Low-Cost MnO2 Nanoflowers and La2O3 Nanospheres as Efficient Electrodes for Asymmetric Supercapacitors

While supercapacitors can deliver high electrical power, their low energy density limits their application. Here, we designed and fabricated a facile asymmetric supercapacitor (ASC) with excellent electrochemical performance, where MnO(2 )nanoflowers (NFs) and La2O3 nanospheres (NSs) were successfully electrodeposited onto carbon paper as work electrodes in an aqueous 0.5 M Na2SO4 electrolyte. Such nanostructures endow the electrodes with short electrons, ion diffusion paths, and abundant charge adsorption sites. The assembled MnO2 NF//La2O3 NS asymmetric cell presents a gravimetric energy density of 80.56 Wh kg(-1), a volumetric energy density of 0.74 mWh cm(-3) at 35.71 mA cm(-3), and excellent cycle performance.

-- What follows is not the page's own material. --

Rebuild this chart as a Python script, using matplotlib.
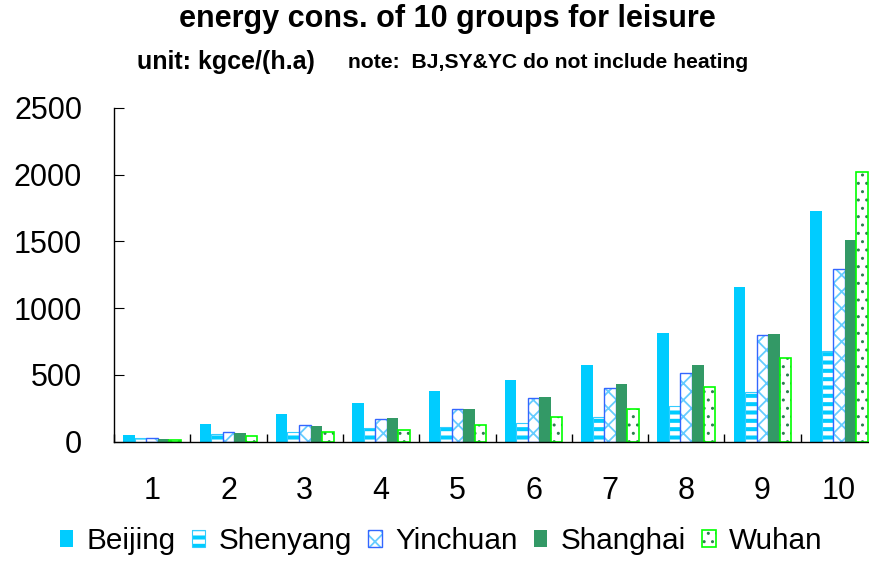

Moreover, a packaged device displays a superior energy density of 0.49 mWh cm(-3) with a power density of 94.29 mW cm(-3). The satisfactory improvement in performance mainly stems from the homogeneous nanostructured architecture and an extended workable potential region of 0-2.0 V. The resulting supercapacitors could have great potential for designing high energy and power density devices as effective power sources.